You have a really exciting show coming up at the Whitney , a group show. What can you tell me about it?
Yes, so it is a show, Dreamlands , that Chrissie Iles has been working on for a long time now. And it is, basically, a progression of immersive art, image, and the body, from 1905 to 2016 and the way they have influenced each other and progressed through different technologies. And then I guess, in the curatorial narrative, there is a chapter about the cyborgian body, which is really where my commissioned SOMA piece comes into play.
I have two pieces in the show. I have the wax piece, which is actually the one in my studio right now. And I have the video piece, which is going to be projected as if it is a person in the space. The projection will disappear, and it’s going to be life-size, performing this kind of impossible choreography because it is made out of a digital body that doesn’t really have boundaries. So I have that, and the wax piece sort of opposed to each other. One is really bound to the matter, and the other one is really existing outside of the matter and, in being digital, becomes, in a way, borderless. But also that borderlessness brings a certain kind of potency to it and I would say can generate a certain kind of fear because it would render it uncontrollable in a way. So it is a subtle play between the two pieces.
The way you talk about your work challenging societal ideals of the perfect body is interesting to me in the context of many women artists who are working seemingly under the same pretense but are expressing the idea in such a different way—through Instagram, through selfies, through anti-censorship rhetoric, through posting photos that flaunt what are largely perceived as flaws for women—like body hair, blemishes, cellulite, etc. as a means of taking ownership of and control over how women’s bodies are portrayed. In a way, your work seems to have a similar goal, though it's maybe less tied up with gender.

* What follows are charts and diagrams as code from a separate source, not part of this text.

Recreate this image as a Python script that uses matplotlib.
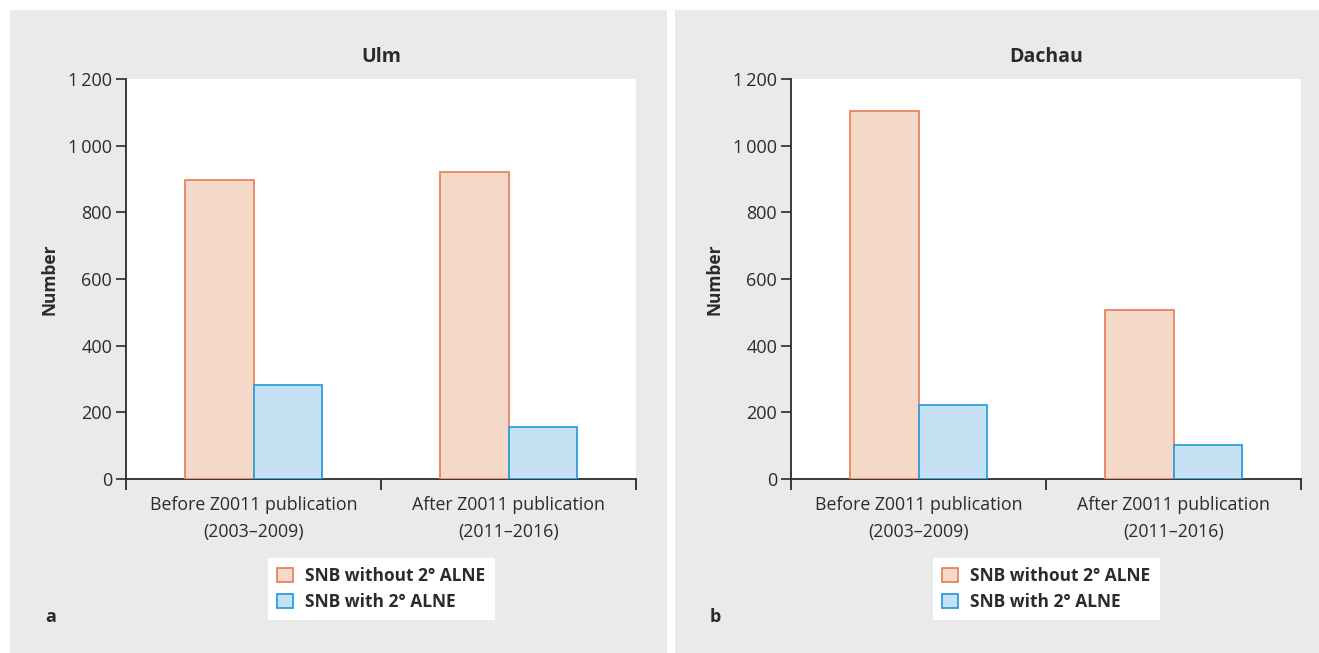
import numpy as np
import matplotlib
matplotlib.use('Agg')
import matplotlib.pyplot as plt
from matplotlib.patches import Rectangle, Patch

plt.rcParams['font.family'] = ['Open Sans', 'DejaVu Sans']

# ── data ──
categories = ['Before Z0011 publication\n(2003\u20132009)', 'After Z0011 publication\n(2011\u20132016)']
series_names = ['SNB without 2\u00b0 ALNE', 'SNB with 2\u00b0 ALNE']
ulm_without = [897, 922]
ulm_with = [283, 156]
dachau_without = [1104, 506]
dachau_with = [223, 103]
yticks = [0, 200, 400, 600, 800, 1000, 1200]
ytick_labels = ['0', '200', '400', '600', '800', '1\u2009000', '1\u2009200']

W, H = 1319, 653
fig = plt.figure(figsize=(W / 100, H / 100), dpi=100, facecolor='white')

BG = '#E9EAEA'
# grey panel backgrounds (drawn below the axes)
for x0, x1 in [(10, 667), (675, 1319)]:
    fig.patches.append(Rectangle((x0 / W, 0), (x1 - x0) / W, (H - 10) / H,
                                 transform=fig.transFigure, facecolor=BG,
                                 edgecolor='none', zorder=-10))

fill_c = ['#F5D9C8', '#C6E1F3']
edge_c = ['#E8835F', '#2A9FDC']
ink = '#2B2B2B'
bw = 0.267

panels = [
    ('Ulm', ulm_without, ulm_with, 126, 'a', 45),
    ('Dachau', dachau_without, dachau_with, 791, 'b', 710),
]

for title, s1, s2, left_px, tag, tag_x in panels:
    ax = fig.add_axes([left_px / W, (H - 479) / H, 510 / W, 400 / H])
    ax.set_facecolor('white')
    x = np.arange(len(categories))
    ax.bar(x - bw / 2, s1, width=bw, color=fill_c[0], edgecolor=edge_c[0], linewidth=1.3, zorder=3)
    ax.bar(x + bw / 2, s2, width=bw, color=fill_c[1], edgecolor=edge_c[1], linewidth=1.3, zorder=3)
    ax.set_xlim(-0.5, 1.5)
    ax.set_ylim(0, 1200)
    for sp in ['top', 'right']:
        ax.spines[sp].set_visible(False)
    for sp in ['left', 'bottom']:
        ax.spines[sp].set_color(ink)
        ax.spines[sp].set_linewidth(1.3)
    ax.set_yticks(yticks)
    ax.set_yticklabels(ytick_labels, fontsize=13, color=ink)
    ax.tick_params(axis='y', length=7, width=1.2, color=ink, pad=3)
    ax.set_xticks(x)
    ax.set_xticklabels(categories, fontsize=12.8, color=ink, linespacing=1.65)
    ax.tick_params(axis='x', which='major', length=0, pad=12)
    ax.set_xticks([-0.5, 0.5, 1.5], minor=True)
    ax.tick_params(axis='x', which='minor', length=8, width=1.3, color=ink, direction='out')
    ax.set_title(title, fontsize=14, fontweight='bold', color=ink, pad=12)
    ax.set_ylabel('Number', fontsize=12.5, fontweight='bold', color=ink)
    ax.yaxis.set_label_coords(-0.133, 0.5)

    handles = [Patch(facecolor=fill_c[i], edgecolor=edge_c[i], linewidth=1.3, label=series_names[i])
               for i in range(2)]
    cx = (left_px + 255) / W
    leg = fig.legend(handles=handles, loc='center', bbox_to_anchor=(cx, (H - 589) / H),
                     bbox_transform=fig.transFigure, frameon=True, fancybox=False,
                     framealpha=1, facecolor='white', edgecolor='none',
                     handlelength=0.9, handleheight=0.9, handletextpad=0.7,
                     labelspacing=0.45, borderpad=0.55, borderaxespad=0,
                     prop={'size': 12.5, 'weight': 'bold'})
    for t in leg.get_texts():
        t.set_color(ink)

    fig.text(tag_x / W, (H - 617) / H, tag, fontsize=13, fontweight='bold', color=ink,
             ha='left', va='center')

fig.savefig('out.png', dpi=100, facecolor='white')
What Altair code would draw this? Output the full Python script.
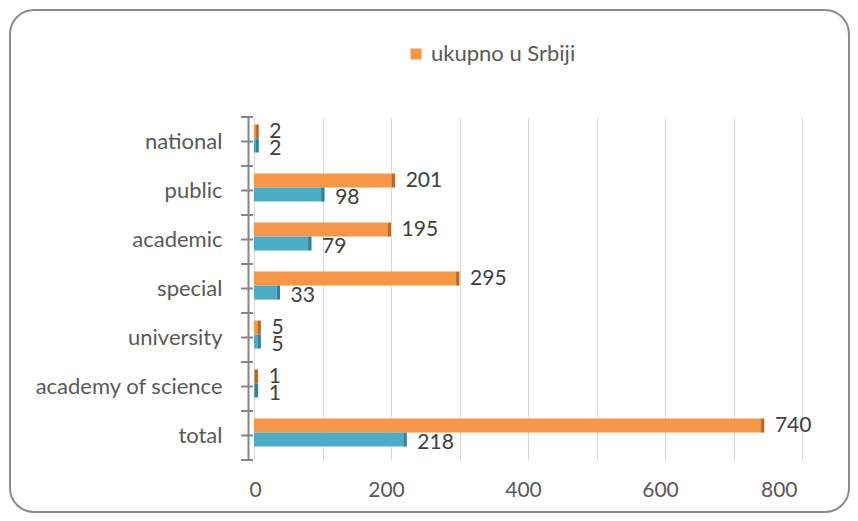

Yeah. I think is very surface-level and the other one is very fundamentally existential. Like, “this is what I’m in” as opposed to “this is the surface of me and how do you perceive it.” It’s appearance as opposed to substance and the two are totally different. It ties a lot with the materials I use for example, wax and glass and oil paint can always re-melt or re-dilute into an original liquid state, back into the matter; the final form is not the definitive state of it. So in a way it’s avoiding the death of the material, or going around it. And for the glass and the wax, the state where they can actually be solid, is also the most fragile state. In contrast to that I use silicone and in this past show I used faux leather, things that in my mind that have a quality that can simulate skin, simulate reality, but are artificial. I think skin is one part of yourself which you construct. It is a constructed part of you. It’s the way you appear to others and the part that you control. So in that way, it’s a simulation, which is why I use materials that are not real.